While a National Forensic Cryptoanalysis Unit has not yet been formally established, the topic is receiving increasing attention in initiatives such as the National Strategy to Combat Corruption and Money Laundering (ENCCLA), which has included crypto assets among the focuses of its actions to prevent and suppress money laundering.

In the field of international cooperation, Interpol has established global and regional efforts to combat crimes involving crypto assets, including working groups on darknet/cryptocurrencies, guidelines for digital forensic laboratories, specialized webinars, and technical-operational cooperation projects through its Innovation Center.

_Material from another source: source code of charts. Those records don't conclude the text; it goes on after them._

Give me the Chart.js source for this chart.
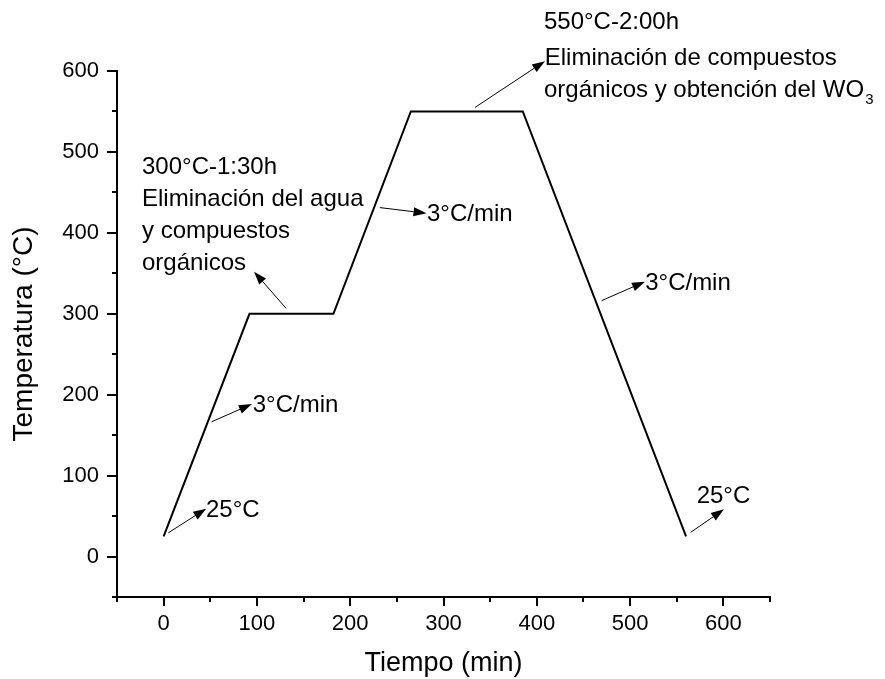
<!DOCTYPE html>
<html>
<head>
<meta charset="utf-8">
<script src="https://cdn.jsdelivr.net/npm/chart.js@4.4.1/dist/chart.umd.min.js"></script>
<style>
  html, body { margin: 0; padding: 0; background: #fff; }
  #wrap { width: 885px; height: 679px; }
</style>
</head>
<body>
<div id="wrap"><canvas id="rampChart"></canvas></div>
<script>
// heating programme: time (min) vs temperature (°C)
const timeMin = [0, 92, 182, 265, 385, 560];
const tempC = [25, 300, 300, 550, 550, 25];

// labelled ticks (minor ticks every 50 carry no label)
const xTickLabels = [0, 100, 200, 300, 400, 500, 600];
const yTickLabels = [0, 100, 200, 300, 400, 500, 600];

// arrows, in data units: [tailX, tailY, headX, headY]
const arrows = [
  [5, 29.3, 45.6, 59.2],
  [51.5, 166.6, 94.6, 188.4],
  [231.8, 431.2, 281.8, 424.2],
  [469.5, 316.2, 516, 339.7],
  [565, 29.9, 600.6, 58.3],
  [131.2, 306.8, 96.9, 352],
  [333.9, 555.1, 408.8, 612.2]
];

// text notes: left x and baseline y in data units
const noteText = [
  '25°C', '3°C/min', '3°C/min', '3°C/min', '25°C',
  '300°C-1:30h', 'Eliminación del agua', 'y compuestos', 'orgánicos',
  '550°C-2:00h', 'Eliminación de compuestos', 'orgánicos y obtención del WO'
];
const noteX = [45.4, 95.5, 282.3, 516.2, 571.4, -23.2, -23.2, -23.2, -23.2, 407.7, 408.5, 407.7];
const noteY = [48.8, 178, 414.7, 329.4, 66.1, 472.8, 433.3, 393.7, 354.1, 651.5, 607.5, 568];
const noteSub = ['', '', '', '', '', '', '', '', '', '', '', '3'];

const FONT = "'Liberation Sans', Arial, sans-serif";

const axisTicks = {
  id: 'axisTicks',
  afterDraw(chart) {
    const { ctx, chartArea, scales: { x, y } } = chart;
    ctx.save();
    ctx.strokeStyle = '#000';
    ctx.lineWidth = 2;
    ctx.beginPath();
    x.ticks.forEach(t => {
      const px = Math.round(x.getPixelForValue(t.value));
      const len = t.value % 100 === 0 ? 9 : 5;
      ctx.moveTo(px, chartArea.bottom);
      ctx.lineTo(px, chartArea.bottom + len);
    });
    y.ticks.forEach(t => {
      const py = Math.round(y.getPixelForValue(t.value));
      const len = t.value % 100 === 0 ? 10 : 5;
      ctx.moveTo(chartArea.left, py);
      ctx.lineTo(chartArea.left - len, py);
    });
    ctx.stroke();
    ctx.restore();
  }
};

const notes = {
  id: 'notes',
  afterDatasetsDraw(chart) {
    const { ctx, scales: { x, y } } = chart;
    ctx.save();
    ctx.strokeStyle = '#000';
    ctx.fillStyle = '#000';
    ctx.lineWidth = 1;
    arrows.forEach(([x0, y0, x1, y1]) => {
      const ax = x.getPixelForValue(x0), ay = y.getPixelForValue(y0);
      const bx = x.getPixelForValue(x1), by = y.getPixelForValue(y1);
      const ang = Math.atan2(by - ay, bx - ax);
      const hl = 13, hw = 4.5;
      const baseX = bx - hl * Math.cos(ang), baseY = by - hl * Math.sin(ang);
      ctx.beginPath();
      ctx.moveTo(ax, ay);
      ctx.lineTo(baseX, baseY);
      ctx.stroke();
      ctx.beginPath();
      ctx.moveTo(bx, by);
      ctx.lineTo(baseX + hw * Math.sin(ang), baseY - hw * Math.cos(ang));
      ctx.lineTo(baseX - hw * Math.sin(ang), baseY + hw * Math.cos(ang));
      ctx.closePath();
      ctx.fill();
    });
    ctx.textAlign = 'left';
    ctx.textBaseline = 'alphabetic';
    noteText.forEach((txt, i) => {
      const px = x.getPixelForValue(noteX[i]);
      const py = y.getPixelForValue(noteY[i]);
      ctx.font = '24px ' + FONT;
      ctx.fillText(txt, px, py);
      if (noteSub[i]) {
        const w = ctx.measureText(txt).width;
        ctx.font = '15px ' + FONT;
        ctx.fillText(noteSub[i], px + w + 1, py + 7);
      }
    });
    ctx.restore();
  }
};

new Chart(document.getElementById('rampChart'), {
  type: 'line',
  data: {
    datasets: [{
      data: timeMin.map((t, i) => ({ x: t, y: tempC[i] })),
      borderColor: '#000',
      borderWidth: 2,
      pointRadius: 0,
      tension: 0,
      fill: false
    }]
  },
  options: {
    responsive: true,
    maintainAspectRatio: false,
    animation: false,
    layout: { padding: { top: 71, right: 115, left: 0, bottom: 0 } },
    plugins: { legend: { display: false }, tooltip: { enabled: false } },
    scales: {
      x: {
        type: 'linear',
        min: -50,
        max: 650,
        afterFit: s => { s.height = 82; },
        grid: { drawOnChartArea: false, drawTicks: false },
        border: { color: '#000', width: 2 },
        ticks: {
          stepSize: 50,
          autoSkip: false,
          maxRotation: 0,
          padding: 14,
          color: '#000',
          font: { family: FONT, size: 22 },
          callback: v => xTickLabels.includes(v) ? String(v) : ''
        },
        title: {
          display: true,
          text: 'Tiempo (min)',
          color: '#000',
          font: { family: FONT, size: 27, lineHeight: 1 },
          padding: { top: 0, bottom: 2 }
        }
      },
      y: {
        type: 'linear',
        min: -50,
        max: 600,
        afterFit: s => { s.width = 117; },
        grid: { drawOnChartArea: false, drawTicks: false },
        border: { color: '#000', width: 2 },
        ticks: {
          stepSize: 50,
          autoSkip: false,
          padding: 18,
          color: '#000',
          font: { family: FONT, size: 22 },
          callback: v => yTickLabels.includes(v) ? String(v) : ''
        },
        title: {
          display: true,
          text: 'Temperatura (°C)',
          color: '#000',
          font: { family: FONT, size: 28, lineHeight: 1 },
          padding: { top: 10, bottom: 0 }
        }
      }
    }
  },
  plugins: [axisTicks, notes]
});
</script>
</body>
</html>
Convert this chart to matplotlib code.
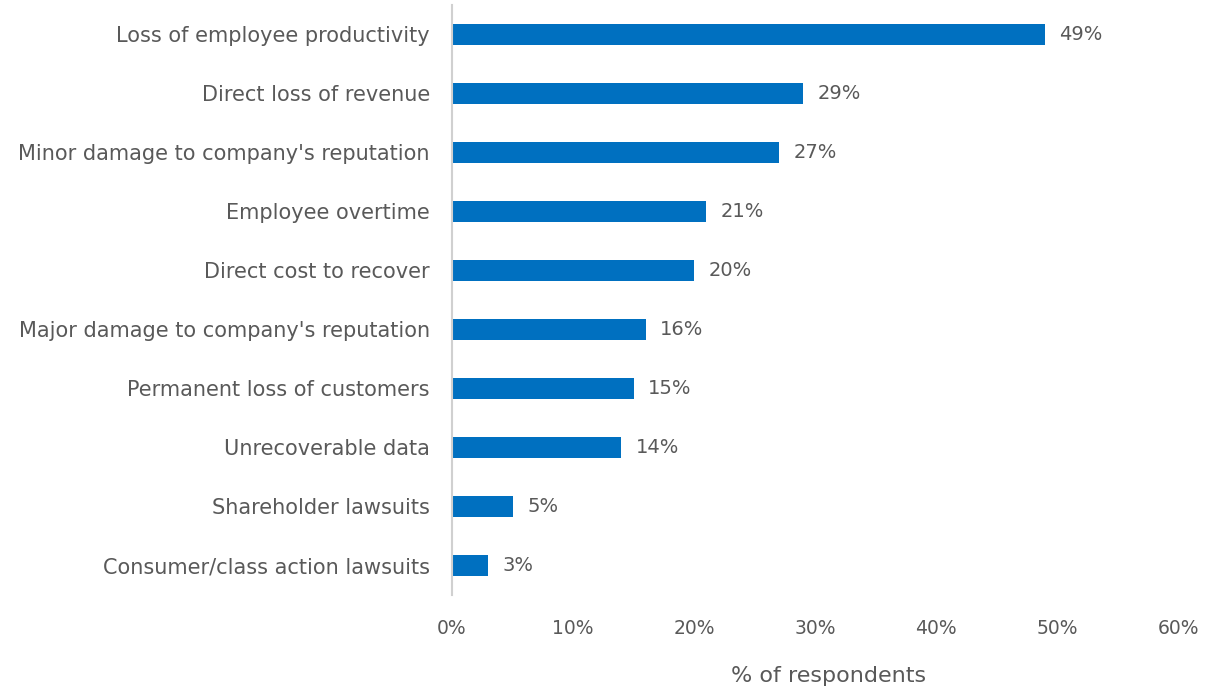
import matplotlib.pyplot as plt

# survey results, top to bottom
categories = [
    "Loss of employee productivity",
    "Direct loss of revenue",
    "Minor damage to company's reputation",
    "Employee overtime",
    "Direct cost to recover",
    "Major damage to company's reputation",
    "Permanent loss of customers",
    "Unrecoverable data",
    "Shareholder lawsuits",
    "Consumer/class action lawsuits",
]
percents = [49, 29, 27, 21, 20, 16, 15, 14, 5, 3]
xticks = [0, 10, 20, 30, 40, 50, 60]

plt.rcParams["font.family"] = ["DejaVu Sans"]
grey = "#595959"

fig = plt.figure(figsize=(12.09, 6.92), dpi=100)
ax = fig.add_axes([0.3739, 0.1402, 0.6005, 0.8526])

ypos = list(range(len(categories)))[::-1]
ax.barh(ypos, percents, height=0.37, color="#0070C0")

# value labels just right of each bar
for y, v in zip(ypos, percents):
    ax.text(v + 1.2, y, f"{v}%", va="center", ha="left", fontsize=14, color=grey)

ax.set_yticks(ypos)
ax.set_yticklabels(categories, fontsize=15, color=grey)
ax.set_ylim(-0.5, len(categories) - 0.5)
ax.set_xlim(0, 60)
ax.set_xticks(xticks)
ax.set_xticklabels([f"{t}%" for t in xticks], fontsize=13.5, color=grey)
ax.tick_params(axis="both", length=0)
ax.tick_params(axis="x", pad=17)
ax.tick_params(axis="y", pad=16)

for s in ["top", "right", "bottom"]:
    ax.spines[s].set_visible(False)
ax.spines["left"].set_color("#d0d0d0")
ax.spines["left"].set_linewidth(1.5)

ax.set_xlabel("% of respondents", fontsize=16, color=grey)
ax.xaxis.set_label_coords(0.518, -0.12)

fig.savefig("out.png", dpi=100)
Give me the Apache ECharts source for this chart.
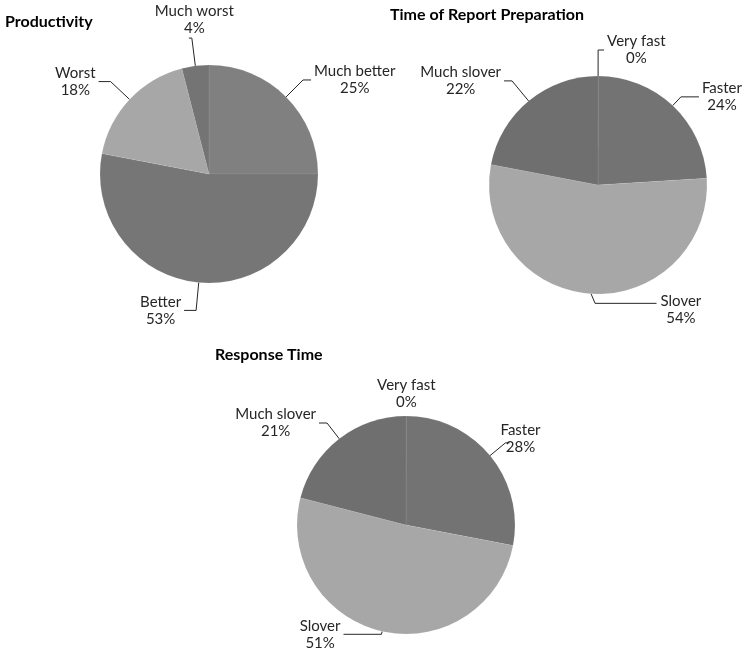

Furthermore, alignment with FATF/GAFI international guidelines, especially regarding the implementation of KYC requirements, transaction monitoring, and adoption of the Travel Rule, indicates a trend towards strengthening Brazilian institutional capabilities in preventing and combating financial crimes involving crypto assets.

The Path Forward

As cryptocurrency use becomes more widespread and economic crimes become more sophisticated, it is imperative that law enforcement authorities are technically equipped to navigate this ecosystem. More than a technological challenge, it is a true paradigm shift in how to investigate, track, and understand financial flows in the 21st century.

Strengthening analytical capabilities, inter-institutional integration, and adopting regulations more aligned with international standards will be decisive factors in preserving the state’s effectiveness in combating financial crime. Simultaneously, closer engagement with global initiatives, such as those led by FATF and Interpol, should guide Brazil’s next steps in building a legal and operational framework capable of addressing emerging risks without stifling technological innovation.

The balance between public safety and economic freedom will, therefore, be the great challenge that will mark the next decade in the field of criminal financial investigation.